For this tutorial I'm using magnolia 5.7.2, EE (generated via mvn org.apache.maven.plugins:maven-archetype-plugin:2.4:generate -DarchetypeCatalog=https://nexus.magnolia-cms.com/content/groups/public/)

I included the following dependencies in my pom:

<dependency>
  <groupId>info.magnolia.solr</groupId>
  <artifactId>magnolia-content-indexer</artifactId>
  <version>5.2.1</version>
</dependency>
<dependency>
  <groupId>info.magnolia.solr</groupId>
  <artifactId>magnolia-solr-search-provider</artifactId>
  <version>5.2.1</version>
</dependency>
<dependency>
  <groupId>info.magnolia.solr</groupId>
  <artifactId>magnolia-solr-workbench</artifactId>
  <version>5.2.1</version>
</dependency>

Now, we can mount the project in our server, start and install Magnolia (no restart will be needed beyond this point).

Download and install Solr from here http://lucene.apache.org/solr/mirrors-solr-latest-redir.html. For your comfort, I would recommend you to set SOLR_HOME var and add it to your PATH in order to run Solr command without using the absolute path.

#set Solr
export SOLR_HOME=/usr/local/solr-7.3.0
#set PATH
export PATH=$PATH:$SOLR_HOME/bin

As explained here, we must create a new Magnolia config set by duplicating the $SOLR_HOME/server/solr/configsets/_default folder and naming it to magnolia_data_driven_schema_configs.

In this new configuration set you need to create or modify two files, solrconfig.xml and managed-schema (be aware that different Solr versions may require different content in the Solr configuration files, this wiki entry is expecting you to run Magnolia 5.7.2).

Start Solr using the command

> ./solr start

You will get something like:

Waiting up to 180 seconds to see Solr running on port 8983 [\]  
Started Solr server on port 8983 (pid=20929). Happy searching!

Now we can check Solr status by using the following command:

> ./solr status

Found 1 Solr nodes: 

Solr process 20929 running on port 8983
{
  "solr_home":"/usr/local/solr-7.3.0",
  "version":"7.3.0 98a6b3d642928b1ac9076c6c5a369472581f7633 - woody - 2018-03-28 14:37:45",
  "startTime":"2019-04-11T11:51:41.545Z",
  "uptime":"0 days, 0 hours, 4 minutes, 39 seconds",
  "memory":"53 MB (%10.8) of 490.7 MB"}

As the output says, Solr is running on port 8963, so we can go to http://localhost:8983/solr/#/ and check it the admin dashboard is working.

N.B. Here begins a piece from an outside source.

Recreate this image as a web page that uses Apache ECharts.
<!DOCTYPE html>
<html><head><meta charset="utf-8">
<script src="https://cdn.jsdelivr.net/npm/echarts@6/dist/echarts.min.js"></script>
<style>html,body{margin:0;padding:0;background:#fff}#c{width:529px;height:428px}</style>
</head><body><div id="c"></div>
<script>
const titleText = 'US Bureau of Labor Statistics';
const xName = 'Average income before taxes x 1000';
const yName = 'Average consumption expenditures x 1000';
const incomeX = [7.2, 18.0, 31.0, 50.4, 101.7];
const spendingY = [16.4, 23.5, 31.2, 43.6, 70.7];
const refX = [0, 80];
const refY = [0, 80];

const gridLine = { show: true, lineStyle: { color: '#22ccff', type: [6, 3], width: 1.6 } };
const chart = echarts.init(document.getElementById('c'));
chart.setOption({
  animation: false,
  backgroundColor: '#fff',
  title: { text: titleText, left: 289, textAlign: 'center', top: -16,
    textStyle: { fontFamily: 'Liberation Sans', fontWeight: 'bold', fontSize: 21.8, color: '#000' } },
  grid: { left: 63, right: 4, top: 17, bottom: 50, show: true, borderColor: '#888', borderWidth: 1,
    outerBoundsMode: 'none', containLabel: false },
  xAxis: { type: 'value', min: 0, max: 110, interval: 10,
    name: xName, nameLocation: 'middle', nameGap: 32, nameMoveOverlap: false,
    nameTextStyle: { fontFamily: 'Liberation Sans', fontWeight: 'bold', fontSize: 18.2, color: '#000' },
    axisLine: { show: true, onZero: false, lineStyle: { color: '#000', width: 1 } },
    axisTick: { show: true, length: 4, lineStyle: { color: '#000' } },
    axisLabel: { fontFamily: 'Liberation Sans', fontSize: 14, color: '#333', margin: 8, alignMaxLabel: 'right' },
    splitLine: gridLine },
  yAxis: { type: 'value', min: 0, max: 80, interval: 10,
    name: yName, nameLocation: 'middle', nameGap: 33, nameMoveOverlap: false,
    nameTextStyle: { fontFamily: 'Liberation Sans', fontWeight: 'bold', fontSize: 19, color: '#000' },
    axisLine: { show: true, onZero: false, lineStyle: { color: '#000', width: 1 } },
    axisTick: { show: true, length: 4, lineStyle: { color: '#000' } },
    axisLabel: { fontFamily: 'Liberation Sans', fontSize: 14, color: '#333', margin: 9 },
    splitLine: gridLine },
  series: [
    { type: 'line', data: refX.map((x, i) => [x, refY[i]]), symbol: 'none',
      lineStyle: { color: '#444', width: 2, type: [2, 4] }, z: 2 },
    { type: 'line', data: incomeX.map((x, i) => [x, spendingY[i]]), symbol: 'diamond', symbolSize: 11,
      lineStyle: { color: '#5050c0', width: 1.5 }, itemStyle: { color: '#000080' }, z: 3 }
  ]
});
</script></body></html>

Next step is create Magnolia core. A core is a running instance of a Lucene index along with all the Solr configuration required to use it. For this purpose, we must execute the command:

> ./solr create_core -c magnolia -d magnolia_data_driven_schema_configs

If everything went ok, you will see the message: Created new core 'magnolia' and you will be able of accessing the url http://localhost:8983/solr/#/magnolia/query (or if you rather, just refresh the http://localhost:8983/solr/#/ and in the core selector you must be able of selecting the new core we just created).

- Activate and run Crawler -

By injecting the dependency 'magnolia-solr-search-provider', we will have a solr-search-provider module preconfigured that will fit our needs.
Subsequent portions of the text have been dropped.